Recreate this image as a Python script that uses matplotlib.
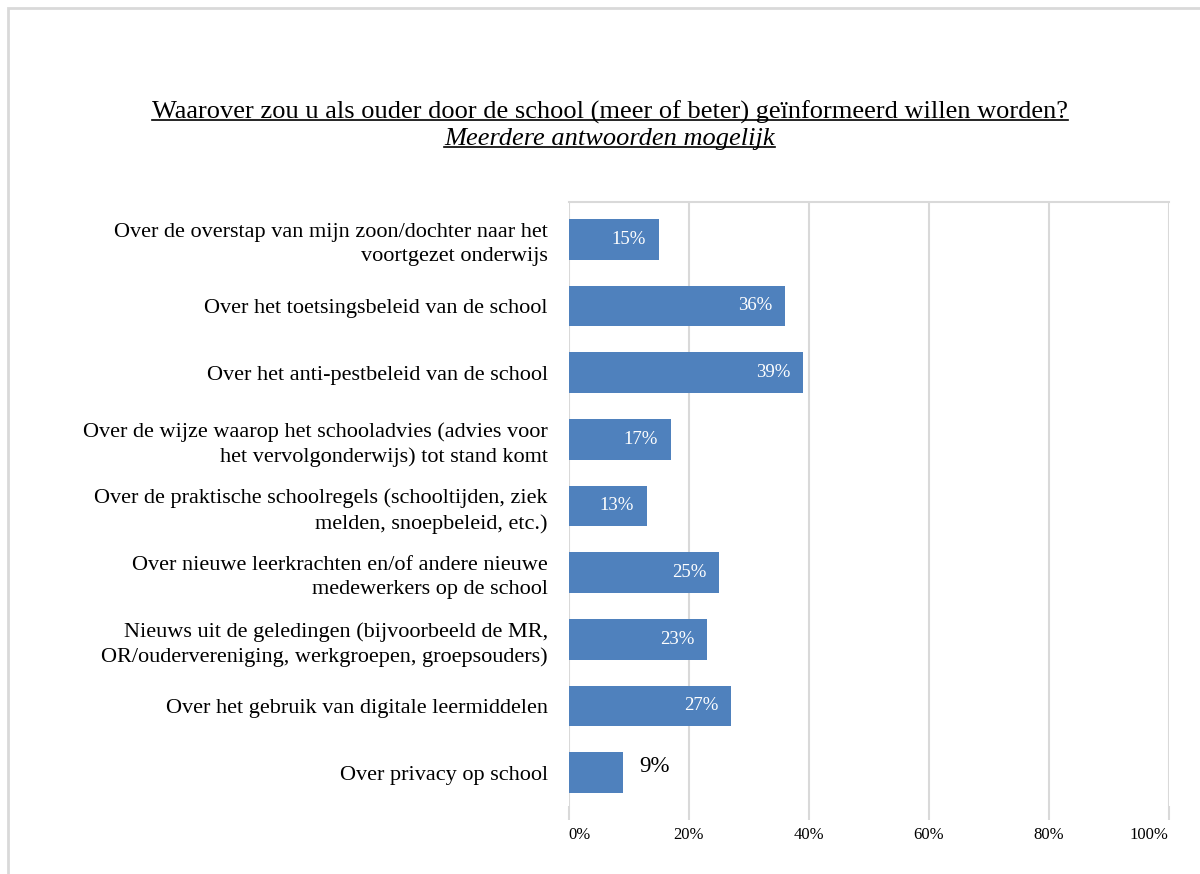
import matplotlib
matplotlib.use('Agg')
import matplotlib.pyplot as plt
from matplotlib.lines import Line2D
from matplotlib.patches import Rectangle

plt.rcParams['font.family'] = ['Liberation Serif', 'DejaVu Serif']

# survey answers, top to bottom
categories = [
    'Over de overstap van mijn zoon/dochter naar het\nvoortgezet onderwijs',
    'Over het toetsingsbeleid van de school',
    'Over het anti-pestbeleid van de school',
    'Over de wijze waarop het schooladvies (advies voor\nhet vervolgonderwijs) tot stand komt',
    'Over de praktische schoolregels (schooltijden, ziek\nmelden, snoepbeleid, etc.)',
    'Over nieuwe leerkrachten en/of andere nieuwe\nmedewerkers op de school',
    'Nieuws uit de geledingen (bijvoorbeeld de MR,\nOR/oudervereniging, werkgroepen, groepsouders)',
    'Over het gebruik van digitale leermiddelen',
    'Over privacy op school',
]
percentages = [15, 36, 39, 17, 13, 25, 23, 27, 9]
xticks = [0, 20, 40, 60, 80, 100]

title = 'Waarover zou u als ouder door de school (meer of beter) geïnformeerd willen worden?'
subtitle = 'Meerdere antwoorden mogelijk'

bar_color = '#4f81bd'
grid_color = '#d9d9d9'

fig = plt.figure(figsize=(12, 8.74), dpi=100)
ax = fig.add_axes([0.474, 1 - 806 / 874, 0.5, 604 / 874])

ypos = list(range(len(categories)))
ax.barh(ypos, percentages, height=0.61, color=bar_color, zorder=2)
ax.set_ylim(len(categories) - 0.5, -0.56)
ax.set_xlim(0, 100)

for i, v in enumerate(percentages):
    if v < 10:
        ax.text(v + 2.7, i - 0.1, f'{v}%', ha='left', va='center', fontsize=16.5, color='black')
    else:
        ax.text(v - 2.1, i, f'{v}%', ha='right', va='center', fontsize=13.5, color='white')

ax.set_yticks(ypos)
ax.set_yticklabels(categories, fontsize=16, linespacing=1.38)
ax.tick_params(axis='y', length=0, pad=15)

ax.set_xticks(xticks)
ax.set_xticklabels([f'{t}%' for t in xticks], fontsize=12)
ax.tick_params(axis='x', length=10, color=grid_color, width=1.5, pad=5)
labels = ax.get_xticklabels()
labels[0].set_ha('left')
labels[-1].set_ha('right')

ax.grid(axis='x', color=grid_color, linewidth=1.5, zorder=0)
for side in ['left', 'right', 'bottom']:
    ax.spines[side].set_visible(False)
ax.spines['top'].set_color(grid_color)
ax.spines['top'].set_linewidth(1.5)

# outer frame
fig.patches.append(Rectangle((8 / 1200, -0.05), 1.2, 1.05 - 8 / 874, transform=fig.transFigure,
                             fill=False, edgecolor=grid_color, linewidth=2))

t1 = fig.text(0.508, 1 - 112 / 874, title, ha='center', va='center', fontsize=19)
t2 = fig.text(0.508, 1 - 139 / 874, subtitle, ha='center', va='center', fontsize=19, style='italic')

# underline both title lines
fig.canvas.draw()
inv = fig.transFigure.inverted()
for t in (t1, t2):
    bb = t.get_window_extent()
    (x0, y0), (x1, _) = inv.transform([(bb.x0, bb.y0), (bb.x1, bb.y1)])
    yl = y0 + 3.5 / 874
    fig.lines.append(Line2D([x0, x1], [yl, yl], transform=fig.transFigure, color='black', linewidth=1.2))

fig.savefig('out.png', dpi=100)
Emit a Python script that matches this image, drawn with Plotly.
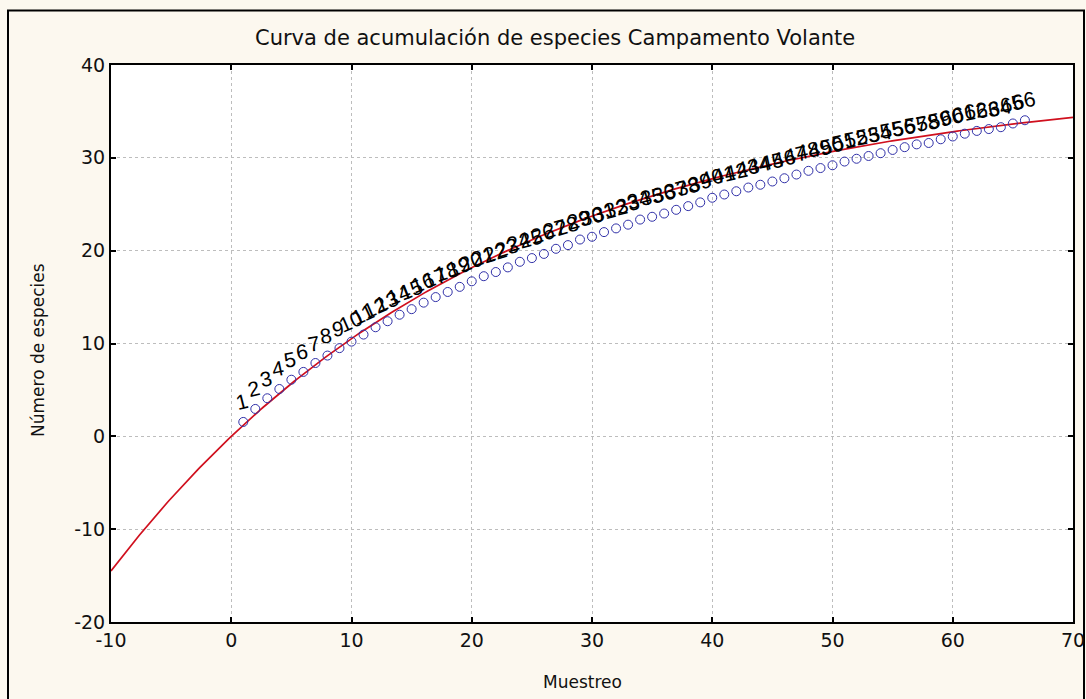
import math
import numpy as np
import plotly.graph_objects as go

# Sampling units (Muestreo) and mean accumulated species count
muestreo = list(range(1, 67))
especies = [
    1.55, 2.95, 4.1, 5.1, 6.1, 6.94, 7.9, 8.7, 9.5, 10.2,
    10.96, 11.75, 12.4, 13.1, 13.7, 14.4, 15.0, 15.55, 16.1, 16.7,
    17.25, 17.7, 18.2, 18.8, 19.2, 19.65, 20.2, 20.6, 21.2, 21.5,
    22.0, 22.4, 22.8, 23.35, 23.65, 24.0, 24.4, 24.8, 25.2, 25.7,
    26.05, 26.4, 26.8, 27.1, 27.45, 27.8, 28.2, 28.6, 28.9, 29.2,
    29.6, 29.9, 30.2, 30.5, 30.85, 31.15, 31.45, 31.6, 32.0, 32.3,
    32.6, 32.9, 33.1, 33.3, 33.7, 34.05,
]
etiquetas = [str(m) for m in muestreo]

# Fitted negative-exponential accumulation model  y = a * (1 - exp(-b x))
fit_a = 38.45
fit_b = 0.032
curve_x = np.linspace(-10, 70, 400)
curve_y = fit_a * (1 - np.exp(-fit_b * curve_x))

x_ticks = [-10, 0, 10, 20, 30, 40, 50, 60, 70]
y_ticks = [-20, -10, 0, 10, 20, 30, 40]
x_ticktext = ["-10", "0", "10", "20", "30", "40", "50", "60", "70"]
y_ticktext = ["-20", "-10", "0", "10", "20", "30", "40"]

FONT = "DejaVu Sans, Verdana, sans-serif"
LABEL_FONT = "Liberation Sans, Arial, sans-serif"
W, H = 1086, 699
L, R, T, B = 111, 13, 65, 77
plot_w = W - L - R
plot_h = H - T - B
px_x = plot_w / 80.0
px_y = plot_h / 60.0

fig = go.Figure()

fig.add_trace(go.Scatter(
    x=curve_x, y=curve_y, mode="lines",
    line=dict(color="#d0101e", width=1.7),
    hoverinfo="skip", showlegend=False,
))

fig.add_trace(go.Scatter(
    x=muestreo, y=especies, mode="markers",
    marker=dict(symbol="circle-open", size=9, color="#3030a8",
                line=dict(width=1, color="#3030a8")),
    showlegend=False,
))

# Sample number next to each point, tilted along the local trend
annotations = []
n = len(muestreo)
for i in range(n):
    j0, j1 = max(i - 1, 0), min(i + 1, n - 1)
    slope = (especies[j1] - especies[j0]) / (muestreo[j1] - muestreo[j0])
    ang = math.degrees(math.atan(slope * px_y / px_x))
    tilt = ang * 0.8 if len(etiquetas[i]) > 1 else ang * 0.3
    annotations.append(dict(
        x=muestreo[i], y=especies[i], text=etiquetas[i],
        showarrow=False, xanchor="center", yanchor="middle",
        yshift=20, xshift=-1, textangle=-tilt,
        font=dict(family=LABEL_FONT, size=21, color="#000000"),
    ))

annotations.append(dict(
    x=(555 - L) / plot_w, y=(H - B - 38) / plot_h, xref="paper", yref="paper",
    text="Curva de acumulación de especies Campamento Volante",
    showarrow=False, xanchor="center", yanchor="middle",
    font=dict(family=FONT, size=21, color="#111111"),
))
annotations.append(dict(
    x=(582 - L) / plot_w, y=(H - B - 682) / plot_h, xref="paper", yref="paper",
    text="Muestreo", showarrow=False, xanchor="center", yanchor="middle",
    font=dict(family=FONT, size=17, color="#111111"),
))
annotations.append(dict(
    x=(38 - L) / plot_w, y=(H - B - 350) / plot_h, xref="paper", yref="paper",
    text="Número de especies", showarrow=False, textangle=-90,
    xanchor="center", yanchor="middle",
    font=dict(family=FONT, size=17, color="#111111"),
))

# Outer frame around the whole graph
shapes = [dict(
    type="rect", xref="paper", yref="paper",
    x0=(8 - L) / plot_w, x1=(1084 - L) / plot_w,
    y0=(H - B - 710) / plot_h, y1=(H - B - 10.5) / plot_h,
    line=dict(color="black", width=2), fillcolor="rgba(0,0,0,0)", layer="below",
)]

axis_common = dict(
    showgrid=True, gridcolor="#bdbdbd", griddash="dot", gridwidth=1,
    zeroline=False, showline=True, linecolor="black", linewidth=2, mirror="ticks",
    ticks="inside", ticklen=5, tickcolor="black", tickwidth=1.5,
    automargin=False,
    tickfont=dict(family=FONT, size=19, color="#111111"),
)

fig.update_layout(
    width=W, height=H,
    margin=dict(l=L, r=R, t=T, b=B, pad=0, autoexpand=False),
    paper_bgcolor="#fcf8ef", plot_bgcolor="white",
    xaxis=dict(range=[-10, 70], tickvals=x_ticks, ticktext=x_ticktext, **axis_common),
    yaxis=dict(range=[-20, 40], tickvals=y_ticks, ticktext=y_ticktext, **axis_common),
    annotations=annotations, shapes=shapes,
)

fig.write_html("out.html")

Do this
Omit every picture, and please return the entries exactly from the first line through the line with "plt.rcParams['font.family'] = ['Liberation", both included.

Solution for this exercise
Recreate this image as a Python script that uses matplotlib.
import matplotlib
matplotlib.use('Agg')
import matplotlib.pyplot as plt
from matplotlib.lines import Line2D
from matplotlib.patches import Rectangle

plt.rcParams['font.family'] = ['Liberation Serif', 'DejaVu Serif']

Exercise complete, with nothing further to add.